WHAT IS REQUIRED => Reproduce all the material exactly, minus any pictures it holds.

DATASET EXTRACT =>
#####

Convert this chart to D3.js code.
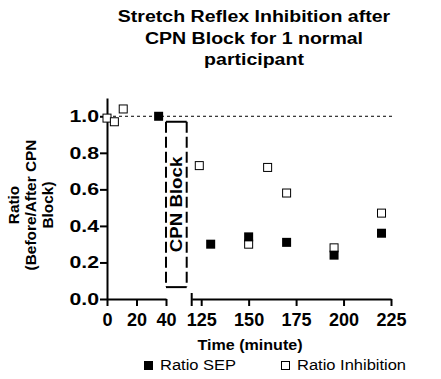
<!DOCTYPE html>
<html><head><meta charset="utf-8">
<script src="https://cdn.jsdelivr.net/npm/d3@7"></script>
<style>
body{margin:0;background:#fff;}
text{font-family:Arial,"Liberation Sans",sans-serif;}
</style></head>
<body><svg id="c" width="441" height="379"></svg>
<script>
const titleLines = ["Stretch Reflex Inhibition after", "CPN Block for 1 normal", "participant"];
const yLabelLines = ["Ratio", "(Before/After CPN", "Block)"];
const xLabel = "Time (minute)";
const seriesNames = ["Ratio SEP", "Ratio Inhibition"];
const timeSEP = [35, 130, 150, 170, 195, 220];
const ratioSEP = [1.0, 0.30, 0.34, 0.31, 0.24, 0.36];
const timeInh = [0, 5, 11, 124, 150, 160, 170, 195, 220];
const ratioInh = [0.99, 0.97, 1.04, 0.73, 0.30, 0.72, 0.58, 0.28, 0.47];
const yTicks = [0, 0.2, 0.4, 0.6, 0.8, 1.0];
const xTicks1 = [0, 20, 40];
const xTicks2 = [125, 150, 175, 200, 225];
const blockLabel = "CPN Block";

const svg = d3.select("#c");
const y = d3.scaleLinear().domain([0, 1.1]).range([299, 98]);
const x1 = d3.scaleLinear().domain([0, 40]).range([107, 166]);
const x2 = d3.scaleLinear().domain([120, 225]).range([191.7, 391]);
const xx = t => t <= 40 ? x1(t) : x2(t);

// stretched text helper
function stext(parent, x, y, str, size, weight, sx, anchor) {
  const g = parent.append("g").attr("transform", `translate(${x},${y}) scale(${sx},1)`);
  return g.append("text").attr("text-anchor", anchor || "middle")
    .attr("font-size", size).attr("font-weight", weight).text(str);
}

// title
titleLines.forEach((t, i) => stext(svg, 254, 22 + i * 21.5, t, 17, "bold", 1.15));

// y label (rotated)
const yl = svg.append("g").attr("transform", "translate(0,205) rotate(-90)");
yLabelLines.forEach((t, i) => stext(yl, 0, 19 + i * 17, t, 14, "bold", 1.1));

// dashed reference line
svg.append("line").attr("x1", x1(0)).attr("x2", x2(225) + 2)
  .attr("y1", y(1)).attr("y2", y(1))
  .attr("stroke", "#000").attr("stroke-width", 1).attr("stroke-dasharray", "3,3");

function styleAxis(g, size, sx, ox) {
  g.selectAll("path,line").attr("stroke", "#000").attr("stroke-width", 2);
  g.selectAll("text").attr("font-weight", "bold").attr("font-size", size)
    .attr("font-family", "Arial,'Liberation Sans',sans-serif").attr("fill", "#000")
    .attr("transform", `translate(${ox},0) scale(${sx},1) translate(${-ox},0)`);
}

// y axis
const ya = svg.append("g").attr("transform", `translate(${x1(0)},0)`)
  .call(d3.axisLeft(y).tickValues(yTicks).tickFormat(d3.format(".1f")).tickSize(7).tickSizeOuter(0).tickPadding(1));
styleAxis(ya, 17, 1.25, -8);

// x axis segment 1
const xa1 = svg.append("g").attr("transform", `translate(0,${y(0)})`)
  .call(d3.axisBottom(x1).tickValues(xTicks1).tickSize(7).tickSizeOuter(0).tickPadding(7));
styleAxis(xa1, 19, 0.95, 0);

// x axis segment 2
const xa2 = svg.append("g").attr("transform", `translate(0,${y(0)})`)
  .call(d3.axisBottom(x2).tickValues(xTicks2).tickSize(7).tickSizeOuter(0).tickPadding(7));
styleAxis(xa2, 19, 0.95, 0);
svg.append("line").attr("x1", x2(120)).attr("x2", x2(120))
  .attr("y1", y(0) - 6).attr("y2", y(0) + 7).attr("stroke", "#000").attr("stroke-width", 2);

// CPN block box
const bx0 = x1(40), bx1 = x2(120) - 5, by0 = y(0.97), by1 = y(0.065);
svg.append("rect").attr("x", bx0).attr("y", by0).attr("width", bx1 - bx0).attr("height", by1 - by0)
  .attr("fill", "#fff");
svg.append("line").attr("x1", bx0).attr("x2", bx1).attr("y1", by0).attr("y2", by0).attr("stroke", "#000").attr("stroke-width", 2);
svg.append("line").attr("x1", bx0).attr("x2", bx1).attr("y1", by1).attr("y2", by1).attr("stroke", "#000").attr("stroke-width", 2);
[bx0, bx1].forEach(xv => svg.append("line").attr("x1", xv).attr("x2", xv).attr("y1", by0).attr("y2", by1)
  .attr("stroke", "#000").attr("stroke-width", 2).attr("stroke-dasharray", "11,4"));
svg.append("text").attr("transform", `translate(${(bx0 + bx1) / 2 + 6},${(by0 + by1) / 2}) rotate(-90) scale(1.1,1)`)
  .attr("text-anchor", "middle").attr("font-weight", "bold").attr("font-size", 17).text(blockLabel);

// points: inhibition (open) then SEP (filled)
svg.append("g").selectAll("rect").data(timeInh.map((t, i) => [t, ratioInh[i]])).join("rect")
  .attr("x", d => xx(d[0]) - 4).attr("y", d => y(d[1]) - 4).attr("width", 8).attr("height", 8)
  .attr("fill", "#fff").attr("stroke", "#000").attr("stroke-width", 1);
svg.append("g").selectAll("rect").data(timeSEP.map((t, i) => [t, ratioSEP[i]])).join("rect")
  .attr("x", d => xx(d[0]) - 4.5).attr("y", d => y(d[1]) - 4.5).attr("width", 9).attr("height", 9)
  .attr("fill", "#000");

// x label
stext(svg, 250, 350, xLabel, 14, "bold", 1.15);

// legend
const leg = svg.append("g");
leg.append("rect").attr("x", 144).attr("y", 361).attr("width", 9).attr("height", 9).attr("fill", "#000");
stext(leg, 160, 370, seriesNames[0], 15, "normal", 1.1, "start");
leg.append("rect").attr("x", 281.5).attr("y", 361.5).attr("width", 8).attr("height", 8)
  .attr("fill", "#fff").attr("stroke", "#000").attr("stroke-width", 1);
stext(leg, 297, 370, seriesNames[1], 15, "normal", 1.1, "start");
</script></body></html>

#####

EXERCISE ANSWER =>
Convert this chart to D3.js code.
<!DOCTYPE html>
<html><head><meta charset="utf-8">
<script src="https://cdn.jsdelivr.net/npm/d3@7"></script>
<style>
body{margin:0;background:#fff;}
text{font-family:Arial,"Liberation Sans",sans-serif;}
</style></head>
<body><svg id="c" width="441" height="379"></svg>
<script>
const titleLines = ["Stretch Reflex Inhibition after", "CPN Block for 1 normal", "participant"];
const yLabelLines = ["Ratio", "(Before/After CPN", "Block)"];
const xLabel = "Time (minute)";
const seriesNames = ["Ratio SEP", "Ratio Inhibition"];
const timeSEP = [35, 130, 150, 170, 195, 220];
const ratioSEP = [1.0, 0.30, 0.34, 0.31, 0.24, 0.36];
const timeInh = [0, 5, 11, 124, 150, 160, 170, 195, 220];
const ratioInh = [0.99, 0.97, 1.04, 0.73, 0.30, 0.72, 0.58, 0.28, 0.47];
const yTicks = [0, 0.2, 0.4, 0.6, 0.8, 1.0];
const xTicks1 = [0, 20, 40];
const xTicks2 = [125, 150, 175, 200, 225];
const blockLabel = "CPN Block";

const svg = d3.select("#c");
const y = d3.scaleLinear().domain([0, 1.1]).range([299, 98]);
const x1 = d3.scaleLinear().domain([0, 40]).range([107, 166]);
const x2 = d3.scaleLinear().domain([120, 225]).range([191.7, 391]);
const xx = t => t <= 40 ? x1(t) : x2(t);

// stretched text helper
function stext(parent, x, y, str, size, weight, sx, anchor) {
  const g = parent.append("g").attr("transform", `translate(${x},${y}) scale(${sx},1)`);
  return g.append("text").attr("text-anchor", anchor || "middle")
    .attr("font-size", size).attr("font-weight", weight).text(str);
}

// title
titleLines.forEach((t, i) => stext(svg, 254, 22 + i * 21.5, t, 17, "bold", 1.15));

// y label (rotated)
const yl = svg.append("g").attr("transform", "translate(0,205) rotate(-90)");
yLabelLines.forEach((t, i) => stext(yl, 0, 19 + i * 17, t, 14, "bold", 1.1));

// dashed reference line
svg.append("line").attr("x1", x1(0)).attr("x2", x2(225) + 2)
  .attr("y1", y(1)).attr("y2", y(1))
  .attr("stroke", "#000").attr("stroke-width", 1).attr("stroke-dasharray", "3,3");

function styleAxis(g, size, sx, ox) {
  g.selectAll("path,line").attr("stroke", "#000").attr("stroke-width", 2);
  g.selectAll("text").attr("font-weight", "bold").attr("font-size", size)
    .attr("font-family", "Arial,'Liberation Sans',sans-serif").attr("fill", "#000")
    .attr("transform", `translate(${ox},0) scale(${sx},1) translate(${-ox},0)`);
}

// y axis
const ya = svg.append("g").attr("transform", `translate(${x1(0)},0)`)
  .call(d3.axisLeft(y).tickValues(yTicks).tickFormat(d3.format(".1f")).tickSize(7).tickSizeOuter(0).tickPadding(1));
styleAxis(ya, 17, 1.25, -8);

// x axis segment 1
const xa1 = svg.append("g").attr("transform", `translate(0,${y(0)})`)
  .call(d3.axisBottom(x1).tickValues(xTicks1).tickSize(7).tickSizeOuter(0).tickPadding(7));
styleAxis(xa1, 19, 0.95, 0);

// x axis segment 2
const xa2 = svg.append("g").attr("transform", `translate(0,${y(0)})`)
  .call(d3.axisBottom(x2).tickValues(xTicks2).tickSize(7).tickSizeOuter(0).tickPadding(7));
styleAxis(xa2, 19, 0.95, 0);
svg.append("line").attr("x1", x2(120)).attr("x2", x2(120))
  .attr("y1", y(0) - 6).attr("y2", y(0) + 7).attr("stroke", "#000").attr("stroke-width", 2);

// CPN block box
const bx0 = x1(40), bx1 = x2(120) - 5, by0 = y(0.97), by1 = y(0.065);
svg.append("rect").attr("x", bx0).attr("y", by0).attr("width", bx1 - bx0).attr("height", by1 - by0)
  .attr("fill", "#fff");
svg.append("line").attr("x1", bx0).attr("x2", bx1).attr("y1", by0).attr("y2", by0).attr("stroke", "#000").attr("stroke-width", 2);
svg.append("line").attr("x1", bx0).attr("x2", bx1).attr("y1", by1).attr("y2", by1).attr("stroke", "#000").attr("stroke-width", 2);
[bx0, bx1].forEach(xv => svg.append("line").attr("x1", xv).attr("x2", xv).attr("y1", by0).attr("y2", by1)
  .attr("stroke", "#000").attr("stroke-width", 2).attr("stroke-dasharray", "11,4"));
svg.append("text").attr("transform", `translate(${(bx0 + bx1) / 2 + 6},${(by0 + by1) / 2}) rotate(-90) scale(1.1,1)`)
  .attr("text-anchor", "middle").attr("font-weight", "bold").attr("font-size", 17).text(blockLabel);

// points: inhibition (open) then SEP (filled)
svg.append("g").selectAll("rect").data(timeInh.map((t, i) => [t, ratioInh[i]])).join("rect")
  .attr("x", d => xx(d[0]) - 4).attr("y", d => y(d[1]) - 4).attr("width", 8).attr("height", 8)
  .attr("fill", "#fff").attr("stroke", "#000").attr("stroke-width", 1);
svg.append("g").selectAll("rect").data(timeSEP.map((t, i) => [t, ratioSEP[i]])).join("rect")
  .attr("x", d => xx(d[0]) - 4.5).attr("y", d => y(d[1]) - 4.5).attr("width", 9).attr("height", 9)
  .attr("fill", "#000");

// x label
stext(svg, 250, 350, xLabel, 14, "bold", 1.15);

// legend
const leg = svg.append("g");
leg.append("rect").attr("x", 144).attr("y", 361).attr("width", 9).attr("height", 9).attr("fill", "#000");
stext(leg, 160, 370, seriesNames[0], 15, "normal", 1.1, "start");
leg.append("rect").attr("x", 281.5).attr("y", 361.5).attr("width", 8).attr("height", 8)
  .attr("fill", "#fff").attr("stroke", "#000").attr("stroke-width", 1);
stext(leg, 297, 370, seriesNames[1], 15, "normal", 1.1, "start");
</script></body></html>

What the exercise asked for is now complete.